According to Benepe, “just because because there are vast inequities between parks in affluent neighborhoods and everywhere else, we shouldn’t be  telling anyone who wants to give, say, $100 million to one park, that that is somehow not fair” (Swan, 2013). Thus, it seems as though the main denial of access claim that is being made by those opposed t privatization of public space is not overt or even covert discrimination, instead the claim is that went these spaces are fixed up they become unaffordable. The denial of minority access argument seems to therefore rest on the claim that minorities have less money and thus cannot afford to utilize the places once they are fixed up.

One aspect of the privatization of public space that many people may not be aware of, however, is that people do not have the same rights in the privatized public space as they would in public-public space.
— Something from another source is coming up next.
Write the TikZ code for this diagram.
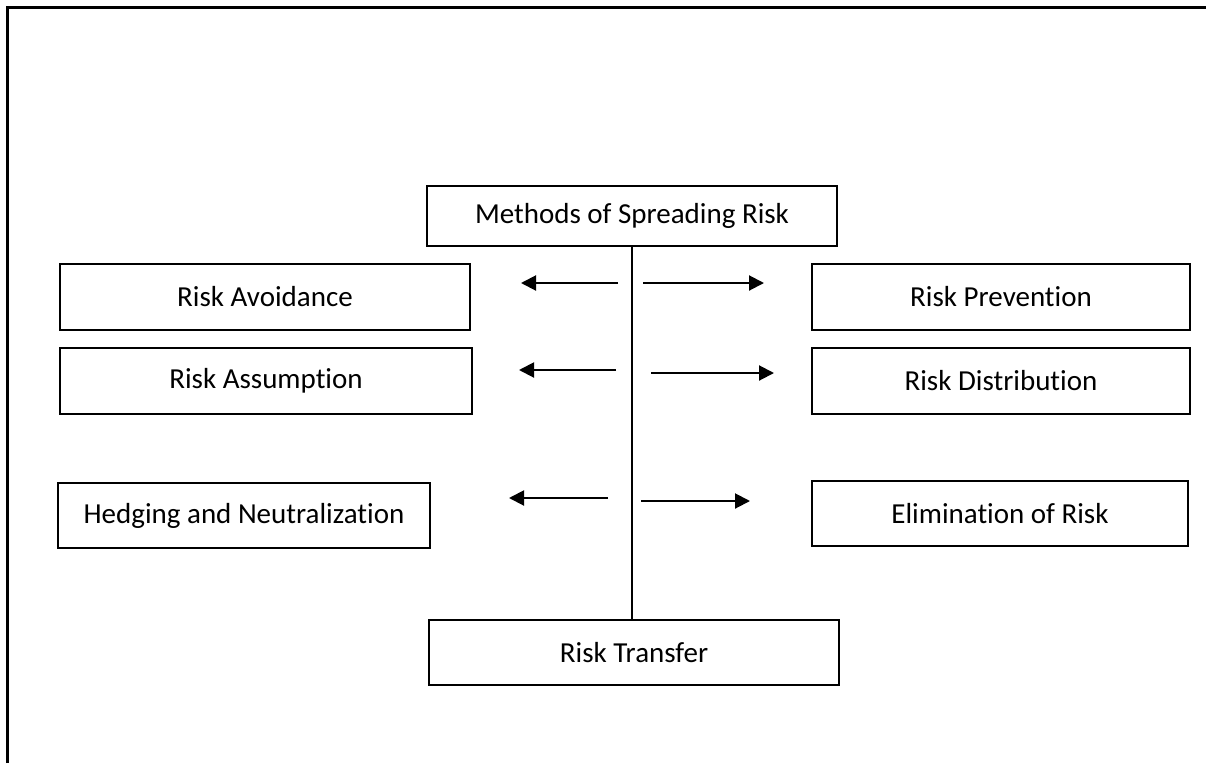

According to the book “Brave New Neighborhoods: The Privitization of Public Space” written by Margret Kohn, rights such as the rights to free speech differ in ways that many members of the public may not realize. In the case of Lloyd Corp. v. Tanner (1972), the United States Supreme Court ruled the right to free speech only extends to public not private property, therefore, patrons can be asked to leave or arrested for wearing certain attire, attire with certain slogans, and a number of other things for which they could not be asked to leave public property (Kohn, . However, the case of Pruneyard v. Robbins held that privately owned property which extends invitations to the public may have a limited ability to take such actions based on state law, however, privately owned parks and other public spaces still have a greater ability to deny entry and or access than do publically owned parks and spaces.